If you go for a large blade area, then it takes a lot of power to run at high % of slip.
This can mean the engine won't turn the prop quick enough when the boat is going slowly or into waves etc.
More so with a high revving engine which has mediocre torque at lower rpm.
We see this with our club RIB, if we overload it, the boat struggles to get on the plane because you can't get full power from the engine which refuses to hit full revs until you're on the plane. Whereas e.g. the little outboard for my tender will rev out in a bollard pull test and yet do 10 knots planing a small light dinghy.
If you have a big prop and pitch it for bollard pull tests, you will get a poor top speed and the engine will be knocked into overload every time you hit a wave.
If you have a small prop it works more by throwing water backwards and the exchange of momentum is a force which pushes the boat forwards, like a jet engine. Effective and flexible but not so efficient at low speeds.

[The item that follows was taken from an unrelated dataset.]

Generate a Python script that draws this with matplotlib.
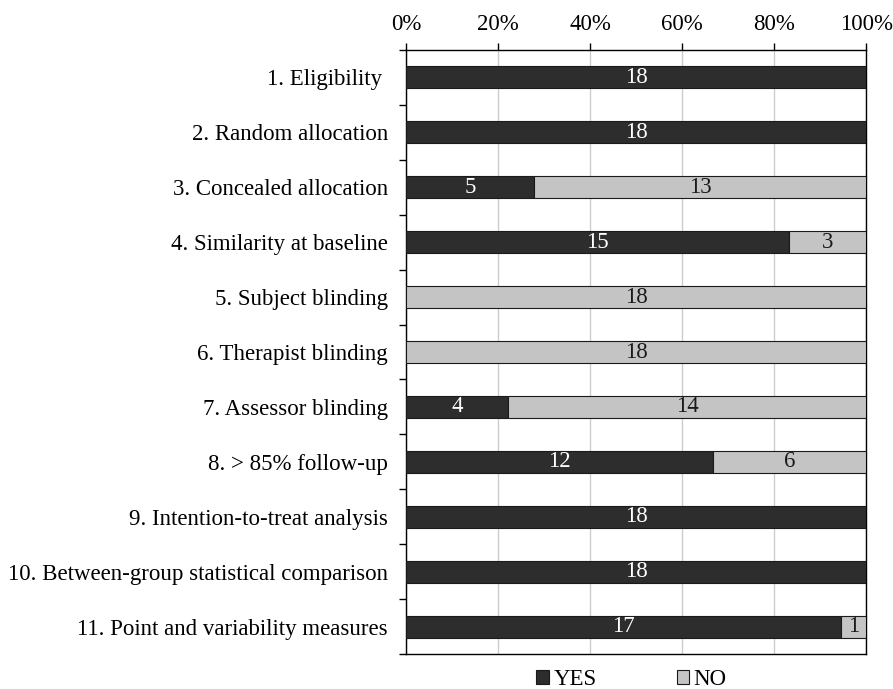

The big prop is a tight coupling between the boat and the water, the small prop a looser coupling.
The optimum prop compromises, to allow the engine to operate favourably.
It's about moving around the torque/slip graphs as the load changes.

It can be a big subtle subject, that's why people have written books about it.

It's a lot easier if your starting point is ample power for the speed you aspire to. And a diesel engine with yards of torque from 1200 rpm upwards.